We have already noted how teachers rank ahead of healers in Paul’s hierarchy. It is little insights like this that convince me of the inspiration of scripture. Paul does not say it, but I wonder if he ranks teachers ahead of healers because as wonderful as a healing is when it comes, no cure is good as prevention. Wise teachers—including health care professionals, help us to avoid illness by helping us to avoid those things that make us ill.
This is mother’s day, and I told you I would not forget. If we would listen to what our mother’s tell us, we would all live longer, healthier lives. The Bible says, “Honor thy Father and thy Mother, that thy days may be long in the land the Lord has given you.” According to Ephesians 6:2 this is the first commandment with a promise.

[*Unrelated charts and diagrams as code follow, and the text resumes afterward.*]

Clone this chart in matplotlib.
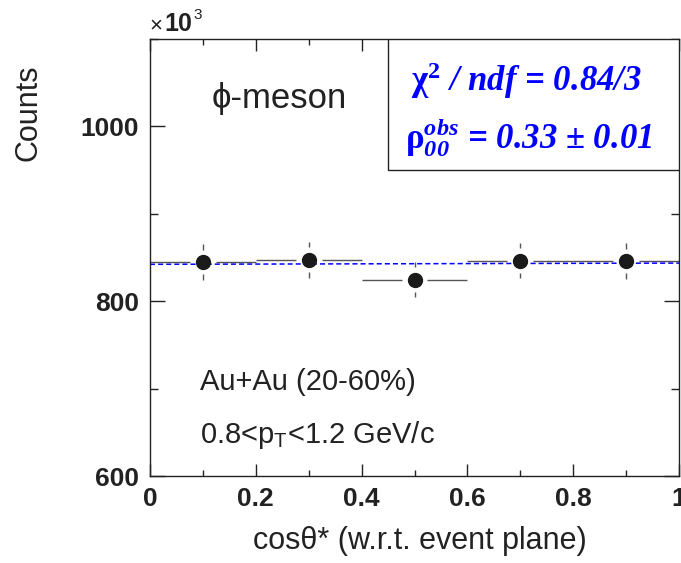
import matplotlib
matplotlib.use("Agg")
import matplotlib.pyplot as plt
from matplotlib.patches import Rectangle
from matplotlib.ticker import MultipleLocator, FuncFormatter

plt.rcParams['font.family'] = ['Liberation Sans', 'DejaVu Sans']
plt.rcParams['mathtext.fontset'] = 'custom'
plt.rcParams['mathtext.rm'] = 'Liberation Serif:bold'
plt.rcParams['mathtext.it'] = 'Liberation Serif:italic:bold'
plt.rcParams['mathtext.bf'] = 'Liberation Serif:italic:bold'
plt.rcParams['mathtext.sf'] = 'Liberation Sans'

# phi-meson yield vs cos(theta*), counts in units of 10^3
cos_centers = [0.1, 0.3, 0.5, 0.7, 0.9]
counts = [845.0, 847.6, 824.8, 846.5, 846.0]
count_err = [20.5, 20.5, 20.5, 20.5, 20.5]
bin_half = 0.1

# fitted curve, rho00 = 0.33
fit_x = [0.0, 1.0]
fit_y = [842.2, 843.6]

fig = plt.figure(figsize=(6.81, 5.63), dpi=100)
ax = fig.add_axes([150 / 681, 1 - 476 / 563, 529 / 681, 437 / 563])

# ROOT style error bars, with a gap around the marker
gap_x = 0.0245
gap_y = 14
err_col = '#555555'
for x, y, e in zip(cos_centers, counts, count_err):
    ax.hlines([y, y], [x - bin_half, x + gap_x], [x - gap_x, x + bin_half],
              color=err_col, lw=1.0, zorder=2)
    ax.vlines([x, x], [y + gap_y, y - e], [y + e, y - gap_y],
              color=err_col, lw=1.0, zorder=2)

ax.plot(fit_x, fit_y, color='#0000ff', lw=1.1, ls=(0, (3.3, 2)), zorder=2)
ax.plot(cos_centers, counts, 'o', color='#1a1a1a', ms=10, zorder=3)

ax.set_xlim(0, 1)
ax.set_ylim(600, 1100)
ax.xaxis.set_major_locator(MultipleLocator(0.2))
ax.xaxis.set_minor_locator(MultipleLocator(0.1))
ax.yaxis.set_major_locator(MultipleLocator(200))
ax.yaxis.set_minor_locator(MultipleLocator(100))
ax.xaxis.set_major_formatter(FuncFormatter(lambda v, p: f"{v:g}"))
ax.yaxis.set_major_formatter(FuncFormatter(lambda v, p: f"{v:g}"))
ax.tick_params(which='both', direction='in', top=True, right=True,
               color='#222222', width=1.0)
ax.tick_params(axis='x', which='major', length=8.6, pad=8)
ax.tick_params(axis='x', which='minor', length=4.3)
ax.tick_params(axis='y', which='major', length=10.8, pad=8)
ax.tick_params(axis='y', which='minor', length=5.8)
for lab in ax.get_xticklabels() + ax.get_yticklabels():
    lab.set_fontsize(19)
    lab.set_fontweight('bold')
    lab.set_color('#222222')
for s in ax.spines.values():
    s.set_linewidth(1.0)
    s.set_color('#222222')

# fit result box
ax.add_patch(Rectangle((0.45, 0.70), 0.55, 0.30, transform=ax.transAxes,
                       facecolor='white', edgecolor='#222222', lw=1.0, zorder=4))
blue_kw = dict(color='#0000ff', fontsize=25, family='Liberation Serif',
               weight='bold', style='italic', ha='center', va='baseline', zorder=5)
fig.text(526 / 681, 1 - 91 / 563, r"$\mathrm{\chi}^{2}$ / ndf = 0.84/3", **blue_kw)
fig.text(529 / 681, 1 - 148 / 563, r"$\mathrm{\rho}^{obs}_{\mathbf{00}}$ = 0.33 ± 0.01", **blue_kw)

# labels
fig.text(212 / 681, 1 - 108 / 563, "ϕ-meson", fontsize=25, color='#222222',
         ha='left', va='baseline')
fig.text(200 / 681, 1 - 390 / 563, "Au+Au (20-60%)", fontsize=21, color='#222222',
         ha='left', va='baseline')
fig.text(200 / 681, 1 - 443 / 563, r"0.8<$\mathsf{p}_{\mathsf{T}}$<1.2 GeV/c",
         fontsize=21, color='#222222', ha='left', va='baseline')

fig.text(28 / 681, 1 - 113 / 563, "Counts", fontsize=22, rotation=90,
         color='#222222', ha='center', va='center')
fig.text(420 / 681, 1 - 541 / 563, "cosθ* (w.r.t. event plane)", fontsize=22,
         color='#222222', ha='center', va='center')

# axis multiplier
fig.text(149 / 681, 1 - 31 / 563, "×", fontsize=16, color='#222222', va='baseline')
fig.text(164 / 681, 1 - 31 / 563, "10", fontsize=18, weight='bold',
         color='#222222', va='baseline')
fig.text(193 / 681, 1 - 19 / 563, "3", fontsize=11, color='#222222', va='baseline')

fig.savefig("out.png", dpi=100)
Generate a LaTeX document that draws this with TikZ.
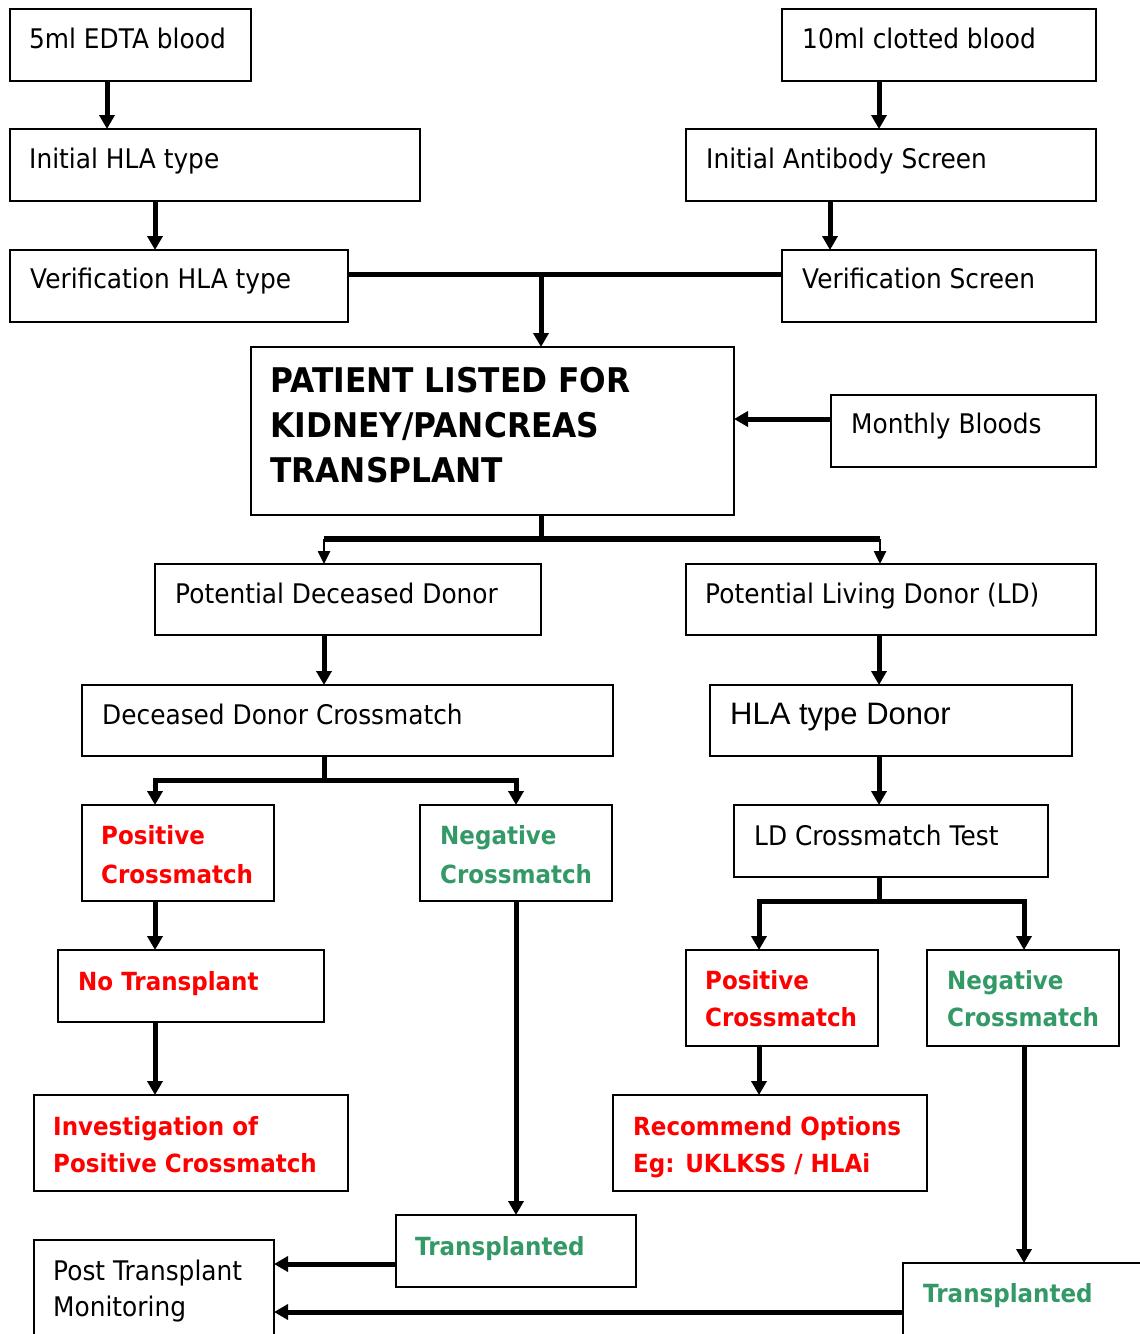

I think most mothers have a healing ministry as well as a teaching ministry. I remember mine watching over me as I suffered through dozens of childhood illnesses. I particularly remember the time when I broke out all over with poison ivy. It had it so bad that even my eyes were swollen shut. I lay stretched out between two sheets absolutely miserable. The high point of my day was when my mother dabbed me with calamine lotion. I also remember the time after I cut my foot on a nail that she put a potato on my foot to draw out infection. We were at the High Rock Lake, at my grandmother’s cabin. My father had dropped us off and returned to Winston-Salem. Soon after I stepped on a nail. The infection spread, and my father did not return. This was way back in the 1950’s, and we had no automobile, and no telephone. No one was staying nearby. My mother did what she could. She bound that potato to my foot, and she prayed, and I was unafraid. It was not until after my father returned that they took me to the doctor to get a tetanus shot.
So, on this day, I remember my mother, my healer and my teacher, and I invite you to remember your mothers, too, for certainly our mothers were first doctors and nurses that most of us ever had. There is an old Jewish aphorism that goes, “God could not be everywhere, so he made mothers.” I am not sure of the theology, but I do like the sentiment.